The Royal Society for the Protection of Birds (RSPB) is concerned that illegal persecution of birds is continuing after receiving further reports of peregrines being shot in the South East in 2017.
Following a report – which found that 39 incidents of bird of prey persecution were reported in the South East of England during 2016 – the RSPB has called for police and other enforcing authorities to make full use of all existing powers to protect birds of prey.
The South East of England was responsible for eight per cent of all reported incidents in the UK including shooting, poisoning, trapping and other incidents of illegal persecution, according to the RSPB’s 2016 report.
On May 10, 2017, staff from East Sussex Wildlife Animal Rescue were called to recover a peregrine falcon near woods at Lunsford Cross, Ninfield, after it had been shot on two separate occasions.
At the time, the RSPB and Sussex Police appealed for people to come forward if they had any information.
Bob Elliot, RSPB head of investigations, said: “This latest Birdcrime report continues to highlight that in the UK we have a major issue with birds of prey being deliberately and illegally killed, despite having full legal protection.
“This type of crime has serious consequences for the populations of species, such as the hen harrier, and we must see a change in attitude and more effective law enforcement to protect these birds for years to come.”
There were no prosecutions arising from a confirmed UK incident in 2016 for the first time in 30 years.
Martin Harper, RSPB Conservation Director, added: “Birds of prey bring our skies to life.

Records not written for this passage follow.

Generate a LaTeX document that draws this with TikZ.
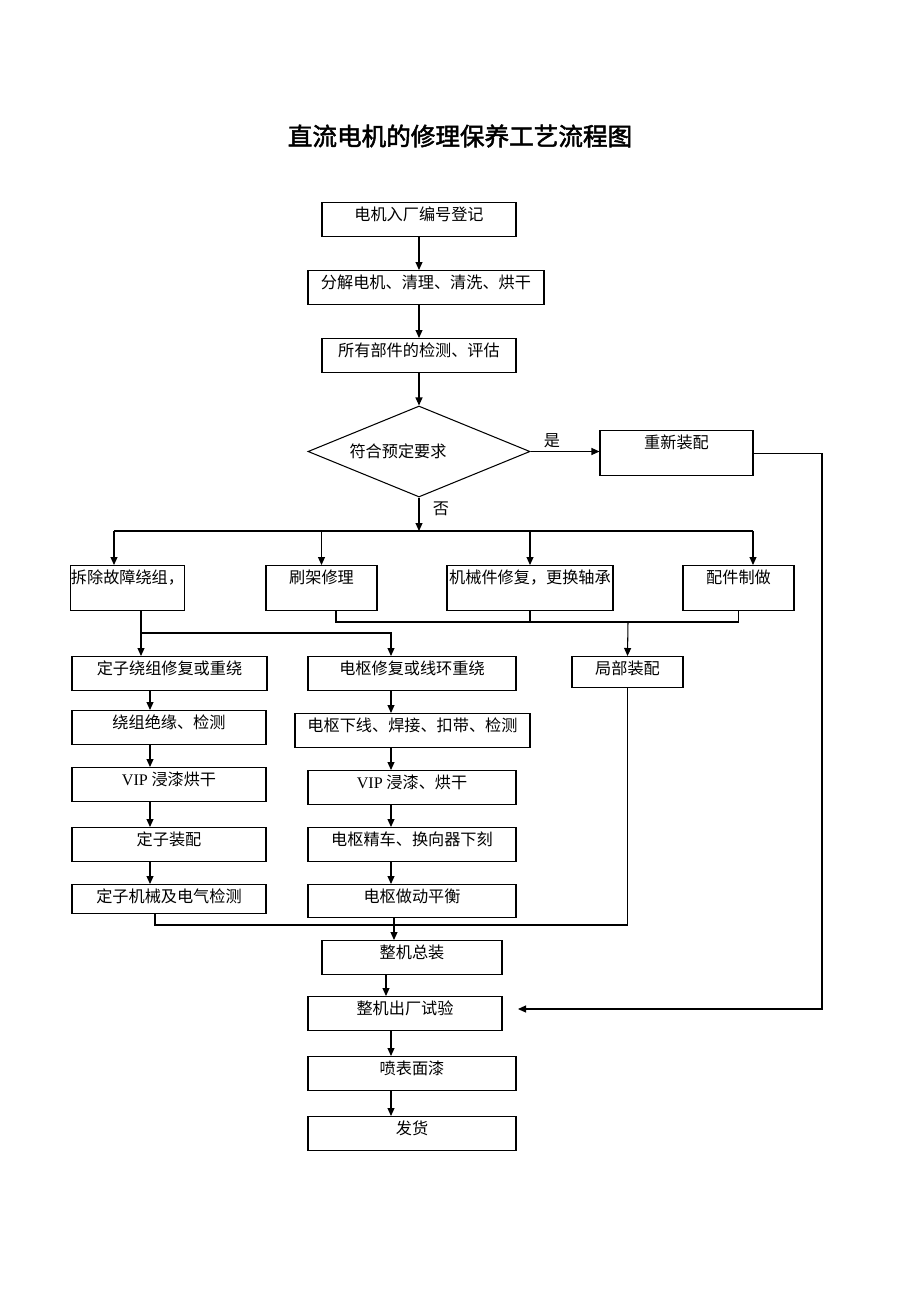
\documentclass[tikz,border=0pt]{standalone}
\usepackage{fontspec}
\setmainfont{Liberation Serif}
\newfontfamily\cjk[AutoFakeBold=2]{Noto Sans CJK SC}
\usetikzlibrary{arrows.meta,shapes.geometric}
\newdimen\px \px=0.02cm

\begin{document}
\begin{tikzpicture}[x=0.02cm, y=-0.02cm, line width=0.6pt,
  font=\cjk\fontsize{9.2}{11}\selectfont,
  box/.style={draw, anchor=north, inner sep=0pt, text height=18\px, text depth=#1},
  box/.default=16\px,
  decide/.style={draw, diamond, inner sep=0pt, aspect=2.44, minimum width=222\px, minimum height=91\px},
  arr/.style={-{Triangle[length=1.6mm,width=1.4mm]}}]

  \useasboundingbox (0,0) rectangle (920,1302);

  %%%%% TITLE %%%%%
  \node[font=\cjk\bfseries\fontsize{14}{16}\selectfont] (title) at (460,136) {直流电机的修理保养工艺流程图};

  %%%%% MAIN LINE %%%%%
  \node[box, minimum width=194\px] (b1) at (419,202) {电机入厂编号登记};
  \node[box, minimum width=236\px] (b2) at (426,270) {分解电机、清理、清洗、烘干};
  \node[box, minimum width=194\px] (b3) at (419,338) {所有部件的检测、评估};
  \node[decide] (check) at (419,451.5) {符合预定要求\kern42\px};
  \node[box=27\px, minimum width=153\px] (re) at (676.5,430) {重新装配};
  \node (yes) at (552,441) {是};
  \node (no) at (441,509) {否};

  %%%%% BRANCHES %%%%%
  \node[box=27\px, minimum width=111\px] (t1) at (127.5,565) {拆除故障绕组，};
  \node[box=27\px, minimum width=111\px] (t2) at (321.5,565) {刷架修理};
  \node[box=27\px, minimum width=166\px] (t3) at (530,565) {机械件修复，更换轴承};
  \node[box=27\px, minimum width=111\px] (t4) at (738.5,565) {配件制做};
  \node[box=13\px, minimum width=111\px] (part) at (627.5,656) {局部装配};

  %%%%% STATOR %%%%%
  \node[box, minimum width=195\px] (s1) at (169.5,656) {定子绕组修复或重绕};
  \node[box, minimum width=194\px] (s2) at (169,710) {绕组绝缘、检测};
  \node[box, minimum width=194\px] (s3) at (169,767) {{\rmfamily VIP} 浸漆烘干};
  \node[box, minimum width=194\px] (s4) at (169,827) {定子装配};
  \node[box=11\px, minimum width=194\px] (s5) at (169,884) {定子机械及电气检测};

  %%%%% ARMATURE %%%%%
  \node[box, minimum width=208\px] (a1) at (412,656) {电枢修复或线环重绕};
  \node[box, minimum width=235\px] (a2) at (412.5,713) {电枢下线、焊接、扣带、检测};
  \node[box, minimum width=208\px] (a3) at (412,770) {{\rmfamily VIP} 浸漆、烘干};
  \node[box, minimum width=208\px] (a4) at (412,827) {电枢精车、换向器下刻};
  \node[box=15\px, minimum width=208\px] (a5) at (412,884) {电枢做动平衡};

  %%%%% FINAL %%%%%
  \node[box, minimum width=180\px] (g1) at (412,940) {整机总装};
  \node[box, minimum width=194\px] (g2) at (405,996) {整机出厂试验};
  \node[box, minimum width=208\px] (g3) at (412,1056) {喷表面漆};
  \node[box, minimum width=208\px] (g4) at (412,1116) {发货};

  %%%%% CONNECTORS %%%%%
  \coordinate (fork) at (419,531);
  \coordinate (fl) at (114,531);
  \coordinate (fr) at (753,531);
  \coordinate (mj) at (628,622);
  \coordinate (sj) at (141,633);
  \coordinate (sc) at (150,0);
  \coordinate (ac) at (391,0);
  \coordinate (sd) at (155,0);
  \coordinate (bj) at (394,925);
  \coordinate (gc) at (386,0);
  \coordinate (rr) at (822,1009);
  \coordinate (rt) at (518,1009);

  \draw[arr] (b1.south) -- (b1.south |- b2.north);
  \draw[arr] (b3.north |- b2.south) -- (b3.north);
  \draw[arr] (b3.south) -- (check.north);
  \draw[arr] (check.east) -- (check.east -| re.west);
  \draw[arr] (check.south) -- (fork);

  \draw (fl) -- (fr);
  \draw[arr] (fl) -- (fl |- t1.north);
  \draw[arr] (fork -| t2) -- (t2.north);
  \draw[arr] (fork -| t3) -- (t3.north);
  \draw[arr] (fr) -- (fr |- t4.north);

  \draw ([xshift=14.5\px]t2.south) |- (mj) -| (t4.south);
  \draw (t3.south) -- (t3.south |- mj);
  \draw[arr] (mj) -- (part.north);

  \draw (sj |- t1.south) -- (sj);
  \draw[arr] (sj) -- (sj |- s1.north);
  \draw[arr] (sj) -| (ac |- a1.north);

  \foreach \u/\v in {s1/s2,s2/s3,s3/s4,s4/s5}
    \draw[arr] (sc |- \u.south) -- (sc |- \v.north);
  \foreach \u/\v in {a1/a2,a2/a3,a3/a4,a4/a5}
    \draw[arr] (ac |- \u.south) -- (ac |- \v.north);

  \draw (sd |- s5.south) |- (part.south |- bj) -- (part.south);
  \draw[arr] (bj |- a5.south) -- (bj |- g1.north);
  \draw[arr] (gc |- g1.south) -- (gc |- g2.north);
  \draw[arr] (ac |- g2.south) -- (ac |- g3.north);
  \draw[arr] (ac |- g3.south) -- (ac |- g4.north);

  \draw[arr] (re.east) -| (rr) -- (rt);

\end{tikzpicture}
\end{document}
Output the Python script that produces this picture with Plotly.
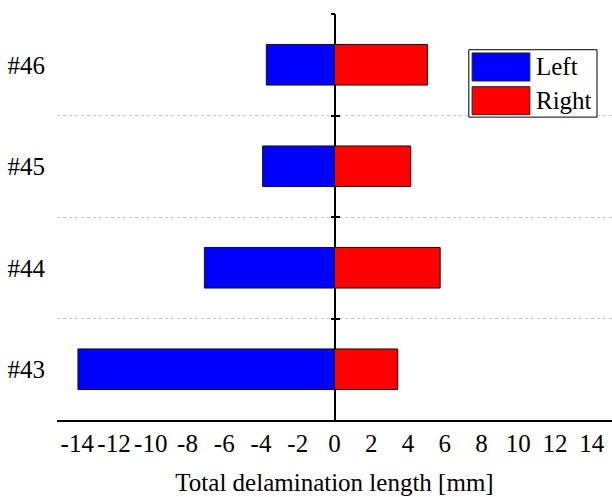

“There is nothing like seeing a diving peregrine or a skydancing hen harrier. The sights of these spectacular birds are something we should all be able to enjoy, unfortunately illegal activity is stopping this and preventing the birds from flourishing.
“There are laws in place to protect these birds but they are clearly not being put into action. We need governments across the UK to do more to tackle illegal killing to protect our raptors for future generations to enjoy.”
The RSPB has encouraged people to step forward and report wildlife crimes stating that ‘human intervention can be the difference between life and death for many birds’.